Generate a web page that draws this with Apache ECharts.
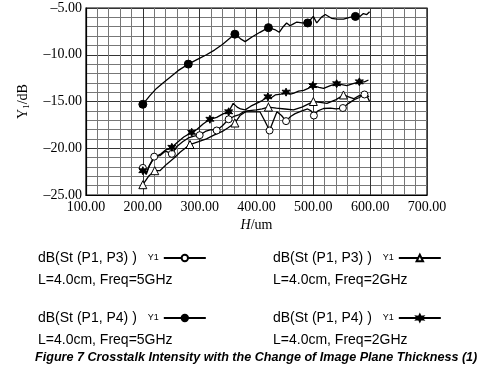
<!DOCTYPE html>
<html>
<head>
<meta charset="utf-8">
<script src="https://cdn.jsdelivr.net/npm/echarts@6/dist/echarts.min.js"></script>
<style>html,body{margin:0;padding:0;background:#fff}#c{width:482px;height:374px}</style>
</head>
<body>
<div id="c"></div>
<script>
// ---- data ----
const xTicks = [100, 200, 300, 400, 500, 600, 700];
const yTicks = [-25, -20, -15, -10, -5];

const seriesNames = ['P3_5G', 'P3_2G', 'P4_5G', 'P4_2G'];
const legendLine1 = ['dB(St (P1, P3) )', 'dB(St (P1, P3) )', 'dB(St (P1, P4) )', 'dB(St (P1, P4) )'];
const legendLine2 = ['L=4.0cm, Freq=5GHz', 'L=4.0cm, Freq=2GHz', 'L=4.0cm, Freq=5GHz', 'L=4.0cm, Freq=2GHz'];
const caption = 'Figure 7 Crosstalk Intensity with the Change of Image Plane Thickness (1)';

// dB(St(P1,P3)) 5GHz  (open circles)
const p3_5g = [[200,-22.1],[206,-22.6],[212,-21.8],[220,-20.9],[230,-20.8],[240,-20.3],[251,-20.6],[260,-19.8],[270,-19.3],[280,-18.9],[290,-18.7],[300,-18.6],[310,-18.2],[320,-18.0],[330,-18.1],[340,-17.6],[351,-16.9],[360,-16.6],[370,-16.4],[377,-16.1],[390,-16.1],[406,-16.1],[414,-17.0],[423,-18.1],[430,-17.0],[436,-16.1],[444,-16.5],[452,-17.1],[460,-16.6],[468,-16.3],[480,-16.0],[490,-15.8],[496,-16.0],[501,-16.5],[508,-16.0],[518,-15.75],[530,-15.7],[540,-15.8],[552,-15.7],[562,-15.2],[572,-14.8],[580,-14.6],[590,-14.25],[595,-14.5],[599,-15.0]];
const p3_5g_marks = [200, 220, 251, 300, 330, 351, 423, 452, 501, 552, 590];

// dB(St(P1,P3)) 2GHz  (open triangles)
const p3_2g = [[200,-23.9],[210,-23.0],[221,-22.4],[230,-22.4],[242,-21.7],[254,-21.1],[266,-20.4],[283,-19.6],[298,-19.3],[312,-19.0],[325,-18.6],[340,-18.2],[350,-17.8],[362,-17.3],[371,-16.5],[383,-16.0],[400,-15.9],[410,-15.8],[421,-15.6],[435,-15.7],[450,-15.8],[465,-15.9],[480,-15.6],[490,-15.3],[500,-15.0],[512,-15.1],[524,-15.2],[540,-14.8],[553,-14.3],[562,-14.5],[571,-14.7],[580,-14.4],[591,-14.2],[598,-14.5]];
const p3_2g_marks = [200, 221, 283, 362, 421, 500, 553];

// dB(St(P1,P4)) 5GHz  (filled circles)
const p4_5g = [[200,-15.3],[212,-14.4],[224,-13.6],[236,-13.0],[248,-12.4],[262,-11.7],[280,-11.0],[296,-10.5],[312,-10.0],[326,-9.5],[340,-8.9],[352,-8.3],[362,-7.8],[372,-8.3],[380,-8.6],[392,-8.1],[406,-7.6],[421,-7.1],[432,-7.3],[440,-7.6],[447,-7.0],[453,-6.6],[459,-6.9],[465,-6.7],[471,-6.5],[480,-6.6],[490,-6.6],[500,-5.9],[506,-6.6],[514,-6.0],[521,-5.7],[532,-6.1],[542,-6.2],[553,-6.2],[564,-6.0],[574,-5.9],[582,-5.9],[588,-5.6],[594,-5.7],[599,-5.4]];
const p4_5g_marks = [200, 280, 362, 421, 490, 574];

// dB(St(P1,P4)) 2GHz  (stars)
const p4_2g = [[200,-22.4],[206,-22.8],[212,-21.8],[220,-21.0],[232,-20.6],[240,-20.2],[251,-19.9],[262,-19.3],[272,-18.8],[286,-18.3],[295,-18.0],[306,-17.4],[318,-16.9],[330,-16.7],[342,-16.3],[351,-16.1],[359,-15.2],[366,-15.6],[372,-15.8],[380,-15.9],[390,-15.5],[400,-15.2],[410,-14.9],[420,-14.5],[426,-14.6],[433,-14.3],[443,-14.2],[452,-14.0],[460,-14.2],[466,-14.1],[474,-13.9],[483,-13.8],[491,-13.6],[499,-13.3],[510,-13.5],[518,-13.6],[530,-13.3],[541,-13.1],[550,-13.2],[559,-13.3],[570,-13.1],[581,-12.9],[590,-12.9],[597,-12.7]];
const p4_2g_marks = [200, 251, 286, 318, 351, 420, 452, 499, 541, 581];

// ---- chart ----
const starPath = 'path://M0,-10 L2.5,-4.3 L8.7,-5 L5,0 L8.7,5 L2.5,4.3 L0,10 L-2.5,4.3 L-8.7,5 L-5,0 L-8.7,-5 L-2.5,-4.3 Z';
const serif = '"Liberation Serif","Times New Roman",serif';
const sans = '"Liberation Sans",Arial,sans-serif';

function sizeFn(marks, sz) {
  return function (val) { return marks.indexOf(val[0]) >= 0 ? sz : 0; };
}

const chart = echarts.init(document.getElementById('c'), null, {renderer: 'canvas'});

function mkSeries(name, data, marks, symbol, size, fill) {
  return {
    name: name, type: 'line', data: data, symbol: symbol, showSymbol: true,
    symbolSize: sizeFn(marks, size),
    lineStyle: {color: '#000', width: 1.3},
    itemStyle: {color: fill, borderColor: '#000', borderWidth: 1},
    emphasis: {disabled: true}, animation: false, z: 5
  };
}

const legendPos = [[38, 251], [273, 251], [38, 311], [273, 311]];
const legends = seriesNames.map((n, i) => ({
  data: [n], left: legendPos[i][0], top: legendPos[i][1], align: 'right',
  itemWidth: 42, itemHeight: 8, padding: 0,
  formatter: () => '{t|' + legendLine1[i] + '}{y|Y1}',
  textStyle: {
    rich: {
      t: {fontFamily: sans, fontSize: 14, color: '#000'},
      y: {fontFamily: sans, fontSize: 9, color: '#000', padding: [0, 0, 1, 11]}
    }
  },
  selectedMode: false
}));

const graphics = legendLine2.map((t, i) => ({
  type: 'text', left: legendPos[i][0], top: legendPos[i][1] + 22,
  style: {text: t, font: '14px ' + sans, fill: '#000'}
}));

chart.setOption({
  backgroundColor: '#fff',
  animation: false,
  title: {
    text: caption, left: 35, top: 351, padding: 0,
    textStyle: {fontFamily: sans, fontSize: 12.6, fontWeight: 'bold', fontStyle: 'italic', color: '#000'}
  },
  grid: {left: 86, right: 55, top: 8, bottom: 179, show: true, borderColor: '#000', borderWidth: 1.2, containLabel: false},
  legend: legends,
  graphic: graphics,
  xAxis: {
    type: 'value', min: xTicks[0], max: xTicks[xTicks.length - 1], interval: 100,
    name: '{i|H}/um', nameLocation: 'middle', nameGap: 23,
    nameTextStyle: {fontFamily: serif, fontSize: 14, color: '#000', rich: {i: {fontFamily: serif, fontSize: 14, fontStyle: 'italic', color: '#000'}}},
    axisLine: {show: true, lineStyle: {color: '#000', width: 1.2}},
    axisTick: {show: false},
    axisLabel: {fontFamily: serif, fontSize: 14, color: '#000', margin: 5, formatter: v => v.toFixed(2)},
    splitLine: {show: true, lineStyle: {color: '#333', width: 1}},
    minorTick: {show: false, splitNumber: 5},
    minorSplitLine: {show: true, lineStyle: {color: '#777', width: 1}}
  },
  yAxis: {
    type: 'value', min: yTicks[0], max: yTicks[yTicks.length - 1], interval: 5,
    name: 'Y{s|1}/dB', nameLocation: 'middle', nameGap: 55, nameRotate: 90,
    nameTextStyle: {fontFamily: serif, fontSize: 14, color: '#000', rich: {s: {fontFamily: serif, fontSize: 9, color: '#000', padding: [6, 0, 0, 0]}}},
    axisLine: {show: true, lineStyle: {color: '#000', width: 1.2}},
    axisTick: {show: false},
    axisLabel: {fontFamily: serif, fontSize: 14, color: '#000', margin: 4, formatter: v => v.toFixed(2).replace('-', '\u2013')},
    splitLine: {show: true, lineStyle: {color: '#333', width: 1}},
    minorTick: {show: false, splitNumber: 5},
    minorSplitLine: {show: true, lineStyle: {color: '#777', width: 1}}
  },
  series: [
    mkSeries(seriesNames[0], p3_5g, p3_5g_marks, 'circle', 7, '#fff'),
    mkSeries(seriesNames[1], p3_2g, p3_2g_marks, 'triangle', 8, '#fff'),
    mkSeries(seriesNames[2], p4_5g, p4_5g_marks, 'circle', 8, '#000'),
    mkSeries(seriesNames[3], p4_2g, p4_2g_marks, starPath, 8, '#000')
  ]
});
</script>
</body>
</html>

____

◆ Task goal
Give again exactly the lines running from the beginning of the material above through the line that contains "const yTicks = [-25, -20, -15, -10, -5];", and leave out every picture.

◆ Worked answer
Generate a web page that draws this with Apache ECharts.
<!DOCTYPE html>
<html>
<head>
<meta charset="utf-8">
<script src="https://cdn.jsdelivr.net/npm/echarts@6/dist/echarts.min.js"></script>
<style>html,body{margin:0;padding:0;background:#fff}#c{width:482px;height:374px}</style>
</head>
<body>
<div id="c"></div>
<script>
// ---- data ----
const xTicks = [100, 200, 300, 400, 500, 600, 700];
const yTicks = [-25, -20, -15, -10, -5];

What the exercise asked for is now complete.